GIVEN REQUEST> Write the lines out again, from the top of the material to the line containing "minimum width=109pt] (shiro)", pictures excluded.
─── DATA LINES
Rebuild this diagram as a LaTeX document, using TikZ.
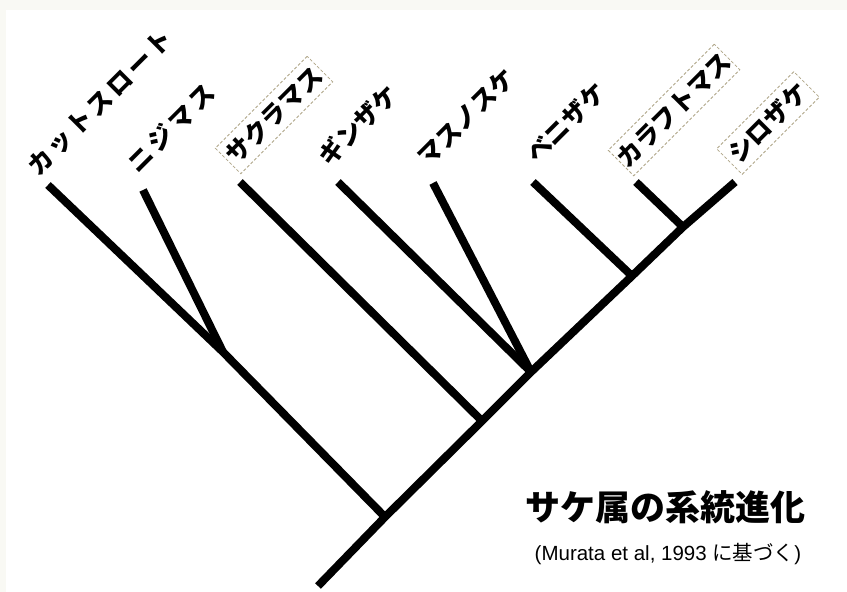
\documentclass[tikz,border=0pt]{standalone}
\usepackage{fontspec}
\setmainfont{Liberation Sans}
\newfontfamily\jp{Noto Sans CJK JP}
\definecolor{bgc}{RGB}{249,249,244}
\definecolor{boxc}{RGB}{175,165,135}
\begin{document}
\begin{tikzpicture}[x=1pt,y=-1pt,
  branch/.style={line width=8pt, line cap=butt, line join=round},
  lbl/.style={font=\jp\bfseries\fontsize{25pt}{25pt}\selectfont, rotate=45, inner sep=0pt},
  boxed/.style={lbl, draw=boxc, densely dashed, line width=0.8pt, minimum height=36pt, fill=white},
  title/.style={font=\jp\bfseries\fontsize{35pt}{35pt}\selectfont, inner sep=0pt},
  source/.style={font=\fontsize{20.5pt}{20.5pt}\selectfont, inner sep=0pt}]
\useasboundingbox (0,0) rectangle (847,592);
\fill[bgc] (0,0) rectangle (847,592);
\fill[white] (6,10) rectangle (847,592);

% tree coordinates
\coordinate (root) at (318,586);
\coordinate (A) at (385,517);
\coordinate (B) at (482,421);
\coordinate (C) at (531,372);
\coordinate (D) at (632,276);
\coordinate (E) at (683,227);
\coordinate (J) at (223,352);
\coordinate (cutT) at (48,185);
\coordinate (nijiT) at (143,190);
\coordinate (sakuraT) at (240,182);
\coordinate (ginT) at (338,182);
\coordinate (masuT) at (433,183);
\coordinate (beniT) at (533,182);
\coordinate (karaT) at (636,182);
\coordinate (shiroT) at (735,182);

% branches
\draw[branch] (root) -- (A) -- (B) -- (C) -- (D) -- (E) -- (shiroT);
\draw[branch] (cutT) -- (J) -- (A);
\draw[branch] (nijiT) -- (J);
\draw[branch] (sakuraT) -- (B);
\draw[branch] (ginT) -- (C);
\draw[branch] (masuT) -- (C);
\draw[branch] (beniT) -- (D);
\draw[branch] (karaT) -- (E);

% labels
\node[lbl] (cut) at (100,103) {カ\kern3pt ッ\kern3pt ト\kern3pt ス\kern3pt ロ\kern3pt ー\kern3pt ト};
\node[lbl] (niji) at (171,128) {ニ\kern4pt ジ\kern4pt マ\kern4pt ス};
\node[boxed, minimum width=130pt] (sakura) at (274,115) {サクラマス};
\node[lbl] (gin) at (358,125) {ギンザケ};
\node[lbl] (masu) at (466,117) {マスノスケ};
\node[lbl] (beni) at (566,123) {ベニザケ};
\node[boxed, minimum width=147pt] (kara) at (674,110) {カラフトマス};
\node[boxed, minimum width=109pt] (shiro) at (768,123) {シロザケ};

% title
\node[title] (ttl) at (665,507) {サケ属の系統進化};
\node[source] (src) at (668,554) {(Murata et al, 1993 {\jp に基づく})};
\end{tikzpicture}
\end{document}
──────
RESULT FOR THIS TASK>
Rebuild this diagram as a LaTeX document, using TikZ.
\documentclass[tikz,border=0pt]{standalone}
\usepackage{fontspec}
\setmainfont{Liberation Sans}
\newfontfamily\jp{Noto Sans CJK JP}
\definecolor{bgc}{RGB}{249,249,244}
\definecolor{boxc}{RGB}{175,165,135}
\begin{document}
\begin{tikzpicture}[x=1pt,y=-1pt,
  branch/.style={line width=8pt, line cap=butt, line join=round},
  lbl/.style={font=\jp\bfseries\fontsize{25pt}{25pt}\selectfont, rotate=45, inner sep=0pt},
  boxed/.style={lbl, draw=boxc, densely dashed, line width=0.8pt, minimum height=36pt, fill=white},
  title/.style={font=\jp\bfseries\fontsize{35pt}{35pt}\selectfont, inner sep=0pt},
  source/.style={font=\fontsize{20.5pt}{20.5pt}\selectfont, inner sep=0pt}]
\useasboundingbox (0,0) rectangle (847,592);
\fill[bgc] (0,0) rectangle (847,592);
\fill[white] (6,10) rectangle (847,592);

% tree coordinates
\coordinate (root) at (318,586);
\coordinate (A) at (385,517);
\coordinate (B) at (482,421);
\coordinate (C) at (531,372);
\coordinate (D) at (632,276);
\coordinate (E) at (683,227);
\coordinate (J) at (223,352);
\coordinate (cutT) at (48,185);
\coordinate (nijiT) at (143,190);
\coordinate (sakuraT) at (240,182);
\coordinate (ginT) at (338,182);
\coordinate (masuT) at (433,183);
\coordinate (beniT) at (533,182);
\coordinate (karaT) at (636,182);
\coordinate (shiroT) at (735,182);

% branches
\draw[branch] (root) -- (A) -- (B) -- (C) -- (D) -- (E) -- (shiroT);
\draw[branch] (cutT) -- (J) -- (A);
\draw[branch] (nijiT) -- (J);
\draw[branch] (sakuraT) -- (B);
\draw[branch] (ginT) -- (C);
\draw[branch] (masuT) -- (C);
\draw[branch] (beniT) -- (D);
\draw[branch] (karaT) -- (E);

% labels
\node[lbl] (cut) at (100,103) {カ\kern3pt ッ\kern3pt ト\kern3pt ス\kern3pt ロ\kern3pt ー\kern3pt ト};
\node[lbl] (niji) at (171,128) {ニ\kern4pt ジ\kern4pt マ\kern4pt ス};
\node[boxed, minimum width=130pt] (sakura) at (274,115) {サクラマス};
\node[lbl] (gin) at (358,125) {ギンザケ};
\node[lbl] (masu) at (466,117) {マスノスケ};
\node[lbl] (beni) at (566,123) {ベニザケ};
\node[boxed, minimum width=147pt] (kara) at (674,110) {カラフトマス};
\node[boxed, minimum width=109pt] (shiro) at (768,123) {シロザケ};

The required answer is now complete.